/---

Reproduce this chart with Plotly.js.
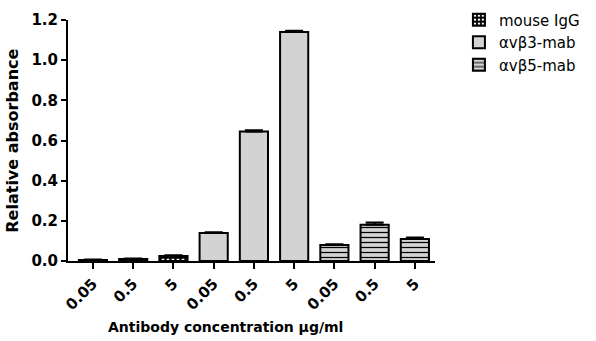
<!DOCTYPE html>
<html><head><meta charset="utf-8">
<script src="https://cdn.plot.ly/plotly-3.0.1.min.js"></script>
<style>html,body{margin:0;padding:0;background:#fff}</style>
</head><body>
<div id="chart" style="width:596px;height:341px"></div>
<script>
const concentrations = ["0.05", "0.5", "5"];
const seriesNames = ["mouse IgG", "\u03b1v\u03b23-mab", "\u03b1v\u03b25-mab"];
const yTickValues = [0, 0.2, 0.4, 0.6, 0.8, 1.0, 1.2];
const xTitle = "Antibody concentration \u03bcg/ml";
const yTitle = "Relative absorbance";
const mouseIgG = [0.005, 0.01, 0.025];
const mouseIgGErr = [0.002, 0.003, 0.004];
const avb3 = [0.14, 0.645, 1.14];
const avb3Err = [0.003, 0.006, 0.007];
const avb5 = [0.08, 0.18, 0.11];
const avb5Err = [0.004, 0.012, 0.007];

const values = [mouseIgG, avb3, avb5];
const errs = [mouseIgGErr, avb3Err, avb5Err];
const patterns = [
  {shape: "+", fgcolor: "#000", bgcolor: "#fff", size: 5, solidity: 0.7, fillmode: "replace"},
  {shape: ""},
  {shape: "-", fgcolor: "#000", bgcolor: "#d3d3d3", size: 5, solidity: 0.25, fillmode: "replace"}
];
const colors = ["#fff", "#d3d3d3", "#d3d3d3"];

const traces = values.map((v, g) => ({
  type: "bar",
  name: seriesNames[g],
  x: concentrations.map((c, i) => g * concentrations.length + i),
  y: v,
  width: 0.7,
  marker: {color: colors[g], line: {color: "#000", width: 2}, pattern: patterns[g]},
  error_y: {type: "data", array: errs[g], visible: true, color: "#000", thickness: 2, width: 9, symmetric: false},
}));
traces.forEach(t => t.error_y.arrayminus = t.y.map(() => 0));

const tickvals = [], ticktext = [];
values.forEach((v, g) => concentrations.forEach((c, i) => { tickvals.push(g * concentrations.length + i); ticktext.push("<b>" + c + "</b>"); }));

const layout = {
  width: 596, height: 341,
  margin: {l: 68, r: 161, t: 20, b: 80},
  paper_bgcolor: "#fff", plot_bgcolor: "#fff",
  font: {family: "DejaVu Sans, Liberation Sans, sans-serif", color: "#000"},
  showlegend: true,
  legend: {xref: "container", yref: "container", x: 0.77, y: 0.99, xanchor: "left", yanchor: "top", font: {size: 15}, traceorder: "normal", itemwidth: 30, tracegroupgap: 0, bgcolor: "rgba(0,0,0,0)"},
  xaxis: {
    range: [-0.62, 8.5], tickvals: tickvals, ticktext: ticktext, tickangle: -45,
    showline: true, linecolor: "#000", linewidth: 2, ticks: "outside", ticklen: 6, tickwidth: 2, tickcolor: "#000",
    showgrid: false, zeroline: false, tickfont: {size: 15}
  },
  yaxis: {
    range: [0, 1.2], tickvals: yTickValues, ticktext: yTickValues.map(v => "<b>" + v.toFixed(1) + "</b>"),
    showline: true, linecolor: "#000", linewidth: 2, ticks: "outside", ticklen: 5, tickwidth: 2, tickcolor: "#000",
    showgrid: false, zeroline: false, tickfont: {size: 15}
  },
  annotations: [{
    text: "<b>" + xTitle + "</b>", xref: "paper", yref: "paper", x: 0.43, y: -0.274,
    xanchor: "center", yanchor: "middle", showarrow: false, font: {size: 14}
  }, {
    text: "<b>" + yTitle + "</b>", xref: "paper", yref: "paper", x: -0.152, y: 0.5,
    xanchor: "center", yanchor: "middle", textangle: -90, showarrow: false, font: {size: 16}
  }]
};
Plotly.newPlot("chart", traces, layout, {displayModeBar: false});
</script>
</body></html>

\---

Every line that holds the word "chart" should be extracted.

Reproduce this chart with Plotly.js.
<div id="chart" style="width:596px;height:341px"></div>
Plotly.newPlot("chart", traces, layout, {displayModeBar: false});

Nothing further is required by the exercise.